• [Data extracted from a collection]:
▼▼▼

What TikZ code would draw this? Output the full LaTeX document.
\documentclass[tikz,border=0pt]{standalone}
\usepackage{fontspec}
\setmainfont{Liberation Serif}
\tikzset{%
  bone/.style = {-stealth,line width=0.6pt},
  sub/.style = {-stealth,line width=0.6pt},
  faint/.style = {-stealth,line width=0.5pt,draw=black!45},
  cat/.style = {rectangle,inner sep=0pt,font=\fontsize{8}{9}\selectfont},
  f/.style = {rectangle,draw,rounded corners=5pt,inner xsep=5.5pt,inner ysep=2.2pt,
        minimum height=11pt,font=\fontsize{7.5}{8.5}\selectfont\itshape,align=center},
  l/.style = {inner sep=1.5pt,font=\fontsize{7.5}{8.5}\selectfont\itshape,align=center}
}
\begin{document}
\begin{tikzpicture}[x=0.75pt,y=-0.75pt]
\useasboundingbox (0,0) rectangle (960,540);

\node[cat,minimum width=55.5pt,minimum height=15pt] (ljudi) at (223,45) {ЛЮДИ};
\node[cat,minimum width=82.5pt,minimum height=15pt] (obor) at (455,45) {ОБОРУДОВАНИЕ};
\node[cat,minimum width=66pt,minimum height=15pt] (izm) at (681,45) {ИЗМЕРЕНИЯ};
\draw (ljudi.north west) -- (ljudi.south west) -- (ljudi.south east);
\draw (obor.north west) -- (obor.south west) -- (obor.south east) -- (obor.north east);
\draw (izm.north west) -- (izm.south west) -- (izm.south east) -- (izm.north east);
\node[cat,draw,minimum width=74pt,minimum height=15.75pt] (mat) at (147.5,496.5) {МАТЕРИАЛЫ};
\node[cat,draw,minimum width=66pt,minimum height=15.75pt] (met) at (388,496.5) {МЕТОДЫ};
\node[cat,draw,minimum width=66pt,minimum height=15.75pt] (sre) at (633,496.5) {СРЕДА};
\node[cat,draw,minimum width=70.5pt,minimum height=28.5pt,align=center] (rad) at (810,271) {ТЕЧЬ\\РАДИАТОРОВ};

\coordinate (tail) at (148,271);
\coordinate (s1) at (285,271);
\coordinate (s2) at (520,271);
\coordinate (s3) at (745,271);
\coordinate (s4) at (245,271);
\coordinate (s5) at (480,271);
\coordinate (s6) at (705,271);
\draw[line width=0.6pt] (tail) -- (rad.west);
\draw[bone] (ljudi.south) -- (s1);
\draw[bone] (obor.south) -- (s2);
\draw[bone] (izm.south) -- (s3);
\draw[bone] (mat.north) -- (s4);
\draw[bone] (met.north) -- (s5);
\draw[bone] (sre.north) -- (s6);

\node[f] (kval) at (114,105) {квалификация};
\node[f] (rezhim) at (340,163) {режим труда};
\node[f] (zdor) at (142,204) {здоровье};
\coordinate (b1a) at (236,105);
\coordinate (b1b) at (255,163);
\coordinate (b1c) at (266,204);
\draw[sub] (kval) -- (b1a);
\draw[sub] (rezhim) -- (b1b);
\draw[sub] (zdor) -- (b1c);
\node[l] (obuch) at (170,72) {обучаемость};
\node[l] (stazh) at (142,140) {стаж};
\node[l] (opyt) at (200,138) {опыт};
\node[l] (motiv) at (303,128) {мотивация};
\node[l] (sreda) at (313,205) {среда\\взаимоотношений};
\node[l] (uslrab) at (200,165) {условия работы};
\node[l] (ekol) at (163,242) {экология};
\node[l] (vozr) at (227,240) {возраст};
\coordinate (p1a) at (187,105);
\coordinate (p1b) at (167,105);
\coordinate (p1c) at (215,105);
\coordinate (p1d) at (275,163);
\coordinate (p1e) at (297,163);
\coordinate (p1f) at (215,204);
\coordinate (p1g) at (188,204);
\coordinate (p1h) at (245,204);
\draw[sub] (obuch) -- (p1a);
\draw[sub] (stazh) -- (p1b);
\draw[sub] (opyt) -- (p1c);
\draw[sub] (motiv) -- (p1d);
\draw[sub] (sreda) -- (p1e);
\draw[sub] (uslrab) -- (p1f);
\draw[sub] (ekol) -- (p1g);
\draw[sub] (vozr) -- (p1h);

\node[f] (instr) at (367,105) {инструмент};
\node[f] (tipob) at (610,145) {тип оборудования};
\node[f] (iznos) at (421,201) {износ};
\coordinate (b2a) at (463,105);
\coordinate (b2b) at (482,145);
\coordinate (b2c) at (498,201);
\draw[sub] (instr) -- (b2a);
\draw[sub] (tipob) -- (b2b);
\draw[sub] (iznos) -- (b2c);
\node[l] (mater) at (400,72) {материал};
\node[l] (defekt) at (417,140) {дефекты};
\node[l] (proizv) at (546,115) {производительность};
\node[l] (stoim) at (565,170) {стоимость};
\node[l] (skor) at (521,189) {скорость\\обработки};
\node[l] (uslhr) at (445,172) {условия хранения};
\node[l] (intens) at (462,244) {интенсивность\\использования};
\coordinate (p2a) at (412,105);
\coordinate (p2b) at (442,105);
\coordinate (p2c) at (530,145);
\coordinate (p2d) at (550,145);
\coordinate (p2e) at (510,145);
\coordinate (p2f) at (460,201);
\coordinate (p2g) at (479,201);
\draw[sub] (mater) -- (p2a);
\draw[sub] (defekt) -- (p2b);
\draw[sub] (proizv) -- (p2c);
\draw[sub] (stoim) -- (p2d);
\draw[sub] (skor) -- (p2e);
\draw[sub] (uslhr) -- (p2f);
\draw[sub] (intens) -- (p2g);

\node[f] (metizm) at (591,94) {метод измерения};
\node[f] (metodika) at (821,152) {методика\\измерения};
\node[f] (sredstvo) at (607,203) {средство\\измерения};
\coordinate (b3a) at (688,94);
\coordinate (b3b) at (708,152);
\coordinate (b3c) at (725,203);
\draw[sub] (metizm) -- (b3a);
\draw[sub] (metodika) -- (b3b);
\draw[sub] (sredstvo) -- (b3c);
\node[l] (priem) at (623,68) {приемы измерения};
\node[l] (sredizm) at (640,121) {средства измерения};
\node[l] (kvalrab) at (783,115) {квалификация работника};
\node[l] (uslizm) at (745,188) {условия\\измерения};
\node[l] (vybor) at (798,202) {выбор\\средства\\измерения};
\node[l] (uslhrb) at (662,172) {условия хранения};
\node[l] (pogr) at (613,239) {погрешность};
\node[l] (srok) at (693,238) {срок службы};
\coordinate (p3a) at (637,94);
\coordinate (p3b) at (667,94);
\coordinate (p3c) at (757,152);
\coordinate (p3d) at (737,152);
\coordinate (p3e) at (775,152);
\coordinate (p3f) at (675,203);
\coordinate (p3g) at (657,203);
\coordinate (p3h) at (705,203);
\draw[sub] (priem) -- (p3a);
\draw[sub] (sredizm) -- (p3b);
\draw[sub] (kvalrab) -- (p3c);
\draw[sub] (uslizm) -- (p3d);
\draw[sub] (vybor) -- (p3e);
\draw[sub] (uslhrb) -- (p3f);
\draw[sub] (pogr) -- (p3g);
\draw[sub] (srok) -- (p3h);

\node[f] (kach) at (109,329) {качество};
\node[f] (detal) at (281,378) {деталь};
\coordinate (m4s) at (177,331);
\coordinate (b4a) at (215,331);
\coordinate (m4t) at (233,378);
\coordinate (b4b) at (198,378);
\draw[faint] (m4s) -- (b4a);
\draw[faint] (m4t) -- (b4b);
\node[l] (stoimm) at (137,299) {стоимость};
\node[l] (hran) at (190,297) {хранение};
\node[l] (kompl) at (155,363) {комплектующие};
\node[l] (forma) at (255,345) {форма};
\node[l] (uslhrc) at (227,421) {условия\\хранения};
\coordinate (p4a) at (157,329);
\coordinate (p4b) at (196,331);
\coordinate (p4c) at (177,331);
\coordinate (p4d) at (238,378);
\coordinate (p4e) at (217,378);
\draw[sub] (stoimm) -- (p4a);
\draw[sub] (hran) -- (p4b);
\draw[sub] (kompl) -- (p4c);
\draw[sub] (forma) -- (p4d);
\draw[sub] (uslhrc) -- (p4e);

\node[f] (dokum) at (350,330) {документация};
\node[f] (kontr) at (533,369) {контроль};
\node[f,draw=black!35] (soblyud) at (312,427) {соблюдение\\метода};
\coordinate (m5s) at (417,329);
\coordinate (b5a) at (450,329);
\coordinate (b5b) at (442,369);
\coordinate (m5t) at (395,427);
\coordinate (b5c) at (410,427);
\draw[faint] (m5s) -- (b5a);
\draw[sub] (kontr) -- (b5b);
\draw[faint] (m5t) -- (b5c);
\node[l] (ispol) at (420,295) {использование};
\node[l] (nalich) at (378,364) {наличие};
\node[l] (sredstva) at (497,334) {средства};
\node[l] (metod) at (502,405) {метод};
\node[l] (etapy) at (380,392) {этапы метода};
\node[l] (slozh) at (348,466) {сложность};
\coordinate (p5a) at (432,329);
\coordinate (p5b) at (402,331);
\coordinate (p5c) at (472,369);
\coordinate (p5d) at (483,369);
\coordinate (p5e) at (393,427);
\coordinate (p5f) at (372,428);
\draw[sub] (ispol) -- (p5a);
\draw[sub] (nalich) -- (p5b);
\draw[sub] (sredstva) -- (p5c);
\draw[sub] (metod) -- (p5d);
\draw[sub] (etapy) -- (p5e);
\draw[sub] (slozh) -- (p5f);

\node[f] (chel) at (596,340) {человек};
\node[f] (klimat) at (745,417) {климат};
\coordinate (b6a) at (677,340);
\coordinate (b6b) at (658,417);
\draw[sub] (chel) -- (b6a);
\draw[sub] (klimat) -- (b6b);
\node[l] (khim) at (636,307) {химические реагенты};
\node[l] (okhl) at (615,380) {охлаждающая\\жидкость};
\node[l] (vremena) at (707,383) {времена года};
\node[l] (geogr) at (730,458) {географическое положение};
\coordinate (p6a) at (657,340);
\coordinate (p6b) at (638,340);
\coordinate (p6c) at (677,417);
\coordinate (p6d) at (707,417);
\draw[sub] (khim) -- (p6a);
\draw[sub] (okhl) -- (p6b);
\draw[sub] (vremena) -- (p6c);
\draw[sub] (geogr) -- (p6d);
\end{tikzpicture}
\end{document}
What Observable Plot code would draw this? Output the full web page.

▲▲▲

• [Task statement]:
Only the lines from the first line of the records through the line containing "(0,0) rectangle (960,540);" should be repeated, exactly as they appear.

• [Output of the task]:
What TikZ code would draw this? Output the full LaTeX document.
\documentclass[tikz,border=0pt]{standalone}
\usepackage{fontspec}
\setmainfont{Liberation Serif}
\tikzset{%
  bone/.style = {-stealth,line width=0.6pt},
  sub/.style = {-stealth,line width=0.6pt},
  faint/.style = {-stealth,line width=0.5pt,draw=black!45},
  cat/.style = {rectangle,inner sep=0pt,font=\fontsize{8}{9}\selectfont},
  f/.style = {rectangle,draw,rounded corners=5pt,inner xsep=5.5pt,inner ysep=2.2pt,
        minimum height=11pt,font=\fontsize{7.5}{8.5}\selectfont\itshape,align=center},
  l/.style = {inner sep=1.5pt,font=\fontsize{7.5}{8.5}\selectfont\itshape,align=center}
}
\begin{document}
\begin{tikzpicture}[x=0.75pt,y=-0.75pt]
\useasboundingbox (0,0) rectangle (960,540);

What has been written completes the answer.